En effet. Nous soutenons donc une approche qui prenne mieux en compte toutes les parties prenantes, notamment les gouvernements. La privatisation de ce secteur d'activité est une menace contre laquelle nous devons nous mobiliser à l'échelle européenne.
Vous avez raison, madame Gallo, de souligner le décrochage de la France. Le phénomène n'est pas nouveau – il remonte à cinq ou six ans – mais il est inquiétant car il porte sur des enjeux d'avenir, qu'il s'agisse de la capacité de l'administration à se réformer ou de la pénétration des nouvelles technologies dans les PME et à l'école. Vous avez aussi raison de souligner notre potentiel : il y a beaucoup d'ingénieurs français dans la Silicon Valley, nos mathématiciens sont reconnus et demandés dans le monde entier ; bref, nous avons les ressources pour inverser la tendance.
J'ai ainsi lancé une réflexion sur les quartiers numériques. Pour en avoir observé les effets dans différents pays et pour en avoir discuté avec de grands investisseurs américains, je crois beaucoup à la proximité géographique, même si cela peut paraître paradoxal à l'heure des nouvelles technologies et de l'Internet.
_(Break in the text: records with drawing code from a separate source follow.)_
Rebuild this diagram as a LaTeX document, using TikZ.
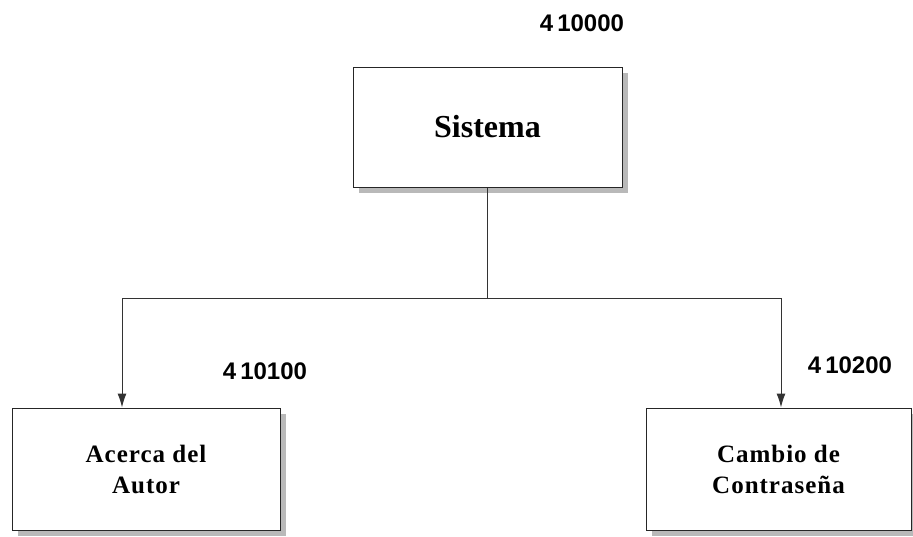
\documentclass[tikz,border=0pt]{standalone}
\usepackage{fontspec}
\setmainfont{Liberation Serif}
\newfontfamily\numfont{Liberation Sans}
\newfontfamily\boxfont[LetterSpace=4]{Liberation Serif}
\usetikzlibrary{arrows.meta,shadows}
\begin{document}
\begin{tikzpicture}[x=1pt,y=-1pt,
  box/.style={draw=black!85,line width=1pt,fill=white,align=center,inner sep=0pt,
    drop shadow={shadow xshift=6pt,shadow yshift=-6pt,fill=gray!55,opacity=1}},
  subtext/.style={font=\boxfont\bfseries\fontsize{25}{31}\selectfont},
  numlabel/.style={font=\numfont\bfseries\fontsize{24}{28}\selectfont,inner sep=0pt},
  conn/.style={line width=1pt,draw=black!80},
  arr/.style={conn,-{Latex[length=14pt,width=9pt]}}]
\useasboundingbox (0,0) rectangle (913,536);
\node[box,minimum width=269pt,minimum height=120pt,font=\bfseries\fontsize{32}{38}\selectfont] (top) at (487.5,127) {Sistema};
\node[box,subtext,minimum width=268pt,minimum height=122pt] (left) at (146,469) {Acerca del\\Autor};
\node[box,subtext,minimum width=265pt,minimum height=122pt] (right) at (778.5,469) {Cambio de\\Contraseña};
\node[numlabel] (n0) at (582,23) {4\,10000};
\node[numlabel] (n1) at (265,371) {4\,10100};
\node[numlabel] (n2) at (850,365) {4\,10200};
\coordinate (j) at (487.5,298);
\coordinate (la) at (122,298);
\coordinate (ra) at (781,298);
\draw[conn] (top.south) -- (j);
\draw[conn] (la) -- (ra);
\draw[arr] (la) -- (la |- left.north);
\draw[arr] (ra) -- (ra |- right.north);
\end{tikzpicture}
\end{document}
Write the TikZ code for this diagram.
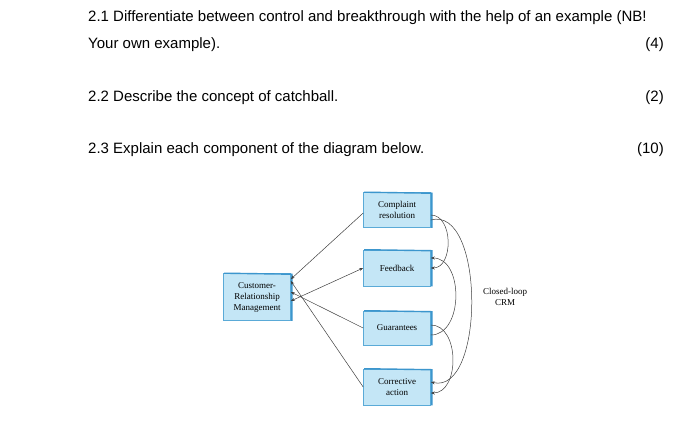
\documentclass[tikz,border=0pt]{standalone}
\usepackage{fontspec}
\setmainfont{Liberation Sans}
\newfontfamily\diag{Liberation Serif}
\usetikzlibrary{arrows.meta}
\definecolor{boxfill}{RGB}{196,230,246}
\definecolor{boxline}{RGB}{90,170,215}
\definecolor{boxdark}{RGB}{60,150,205}
\begin{document}
\begin{tikzpicture}[x=1pt,y=-1pt,
  q/.style={anchor=base west,inner sep=0pt,font=\fontsize{15}{18}\selectfont},
  qr/.style={anchor=base east,inner sep=0pt,font=\fontsize{15}{18}\selectfont},
  bx/.style={draw=boxline,fill=boxfill,line width=0.6pt,minimum width=67pt,align=center,font=\diag\fontsize{9}{11}\selectfont,inner sep=1pt},
  arr/.style={draw=black!75,line width=0.5pt,-{Stealth[length=4pt,width=3pt]}}]
\useasboundingbox (0,0) rectangle (700,424);
\fill[white] (0,0) rectangle (700,424);
\node[q] (l1) at (88,21) {2.1 Differentiate between control and breakthrough with the help of an example (NB!};
\node[q] (l2) at (88,48) {Your own example).};
\node[qr] (m1) at (664,48) {(4)};
\node[q] (l3) at (88,101) {2.2 Describe the concept of catchball.};
\node[qr] (m2) at (664,101) {(2)};
\node[q] (l4) at (88,153) {2.3 Explain each component of the diagram below.};
\node[qr] (m3) at (664,153) {(10)};
\node[bx,minimum height=35pt] (cr) at (397,210) {Complaint\\resolution};
\node[bx,minimum height=36pt] (fb) at (397,268) {Feedback};
\node[bx,minimum height=34pt] (gu) at (397,328) {Guarantees};
\node[bx,minimum height=36pt] (ca) at (397,387) {Corrective\\action};
\node[bx,minimum height=47pt] (crm) at (257,297) {Customer-\\Relationship\\Management};
\foreach \n in {cr,fb,gu,ca,crm}{
  \draw[boxdark,line width=1.4pt] ([xshift=1pt]\n.north west) -- ([xshift=1pt,yshift=-1pt]\n.north east) -- ([xshift=1pt]\n.south east);
}
\node[font=\diag\fontsize{9}{11}\selectfont,align=center] (cl) at (505,297) {Closed-loop\\CRM};
\draw[arr] ([yshift=-3pt]cr.west) -- ([yshift=-6pt]crm.north east);
\draw[arr,{Stealth[length=4pt,width=3pt]}-{Stealth[length=4pt,width=3pt]}] ([yshift=-4pt]crm.east) -- (fb.west);
\draw[arr] (gu.west) -- ([yshift=5pt]crm.east);
\draw[arr] ([yshift=0pt]ca.west) -- ([yshift=16pt]crm.east);
\draw[arr] ([yshift=-5pt]cr.east) to[out=0,in=0,looseness=1.1] ([yshift=0pt]fb.east);
\draw[arr] ([yshift=-7pt]gu.east) to[out=0,in=0,looseness=1.1] ([yshift=10pt]fb.east);
\draw[arr] ([yshift=3pt]gu.east) to[out=0,in=0,looseness=1.1] ([yshift=-6pt]ca.east);
\draw[arr] ([yshift=-10pt]cr.east) .. controls (485,205) and (485,395) .. ([yshift=5pt]ca.east);
\end{tikzpicture}
\end{document}
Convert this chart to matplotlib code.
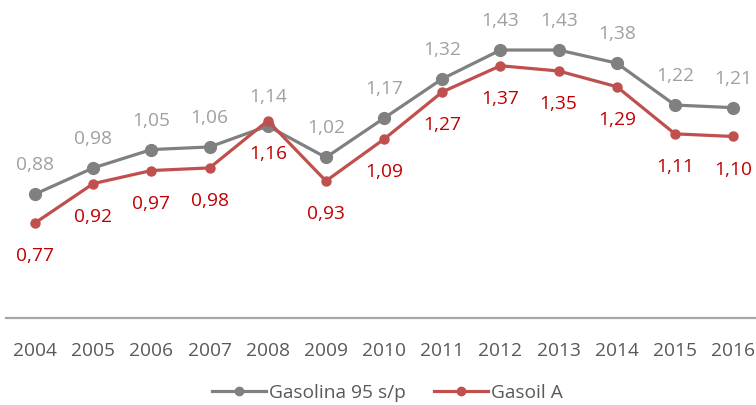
import numpy as np
import matplotlib.pyplot as plt

years = ['2004', '2005', '2006', '2007', '2008', '2009', '2010',
         '2011', '2012', '2013', '2014', '2015', '2016']
gasolina = [0.88, 0.98, 1.05, 1.06, 1.14, 1.02, 1.17, 1.32, 1.43, 1.43, 1.38, 1.22, 1.21]
gasoil = [0.77, 0.92, 0.97, 0.98, 1.16, 0.93, 1.09, 1.27, 1.37, 1.35, 1.29, 1.11, 1.10]

plt.rcParams['font.family'] = ['Open Sans', 'DejaVu Sans']
fs = 13.8

fig = plt.figure(figsize=(7.56, 4.05), dpi=100)
ax = fig.add_axes([6 / 756, 87 / 405, 750 / 756, 318 / 405])

x = np.arange(len(years))
gray = '#808080'
red = '#c0504d'
ax.plot(x, gasolina, color=gray, lw=2.3, marker='o', ms=8.5, label='Gasolina 95 s/p')
ax.plot(x, gasoil, color=red, lw=2.3, marker='o', ms=6.5, label='Gasoil A')

# data labels: gray above, red below
for xi, v in zip(x, gasolina):
    ax.annotate(f'{v:.2f}'.replace('.', ','), (xi, v), xytext=(0, 17.3),
                textcoords='offset points', ha='center', va='baseline',
                color='#a0a0a0', fontsize=fs)
for xi, v in zip(x, gasoil):
    ax.annotate(f'{v:.2f}'.replace('.', ','), (xi, v), xytext=(0, -27.4),
                textcoords='offset points', ha='center', va='baseline',
                color='#c00000', fontsize=fs)

ax.set_xlim(-0.5, -0.5 + 750 / 58.17)
ax.set_ylim(0.407, 1.621)
ax.set_xticks(x)
ax.set_xticklabels(years, color='#595959', fontsize=fs)
ax.set_yticks([])
ax.tick_params(axis='x', length=0, pad=17.5)
for s in ['top', 'right', 'left']:
    ax.spines[s].set_visible(False)
ax.spines['bottom'].set_color('#a6a6a6')
ax.spines['bottom'].set_linewidth(1.6)

leg = fig.legend(loc='center', bbox_to_anchor=(0.5126, 1 - 393 / 405), ncol=2,
                 frameon=False, fontsize=fs, handlelength=2.8, columnspacing=1.5,
                 handletextpad=0.15)
for t in leg.get_texts():
    t.set_color('#595959')
for h in leg.legend_handles:
    h.set_markersize(6)

fig.savefig('out.png', dpi=100)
En mettant côte à côte, par exemple, un spécialiste de marketing, un ingénieur et un designer, on suscite d'importantes possibilités de création d'activité. En ajoutant des services en matière de conseil en propriété intellectuelle ou de financement par la Banque publique d'investissement ou par du capital-risque, nous créons des conditions favorables à la formation de cet écosystème. Ce projet bénéficie d'un peu plus de 200 millions d'euros au titre des investissements d'avenir et les appels à candidatures seront lancés à partir d'octobre 2013. Au-delà de la concentration géographique, l'effet de visibilité internationale me paraît important pour attirer les investisseurs étrangers.
Il est nécessaire, comme vous l'indiquez, que l'école permette une acculturation en direction du numérique, de l'innovation et de l'entrepreneuriat. C'est le sens du projet que je mets en place avec M. Peillon.
Les Assises de l'entrepreneuriat ont également permis de préciser les moyens d'améliorer l'environnement dans lequel les start-up peuvent se développer. Outre la réforme de la fiscalité des plus-values mobilières, nous avons pris une disposition visant à encourager le financement des PME innovantes par les grandes entreprises. Nous avons aussi renforcé le statut de « jeune entreprise innovante » et étendu le dispositif du crédit d'impôt recherche aux dépenses liées à l'innovation comme le design ou le prototypage.
Toutes ces mesures ne sont pas d'effet immédiat ; il faudra attendre un certain temps avant qu'elles ne portent leurs fruits. Mais il y a lieu d'espérer. Le président du fonds d'investissement de la société Intel, qui place environ 700 millions d'euros par an en Europe, me disait qu'il obtient son meilleur taux de rendement en France et que notre pays présente le plus de diversité dans les technologies innovantes et disruptives – bien plus que la Grande-Bretagne, par exemple, mais on se refuse à le croire dans la Silicon Valley car notre communication n'est pas très bonne et car l'information entre investisseurs se fait souvent de bouche à oreille. C'est un autre argument en faveur des quartiers numériques. Un investisseur étranger n'a pas forcément le temps de parcourir toute la France pour chercher une pépite. Si beaucoup d'entreprises sont concentrées en un seul endroit, les contacts se trouveront favorisés. Des investisseurs avisés reconnaissent qu'il y a, en France, talents et dynamisme ; il est, quoi qu'il en soit, rassurant de le constater.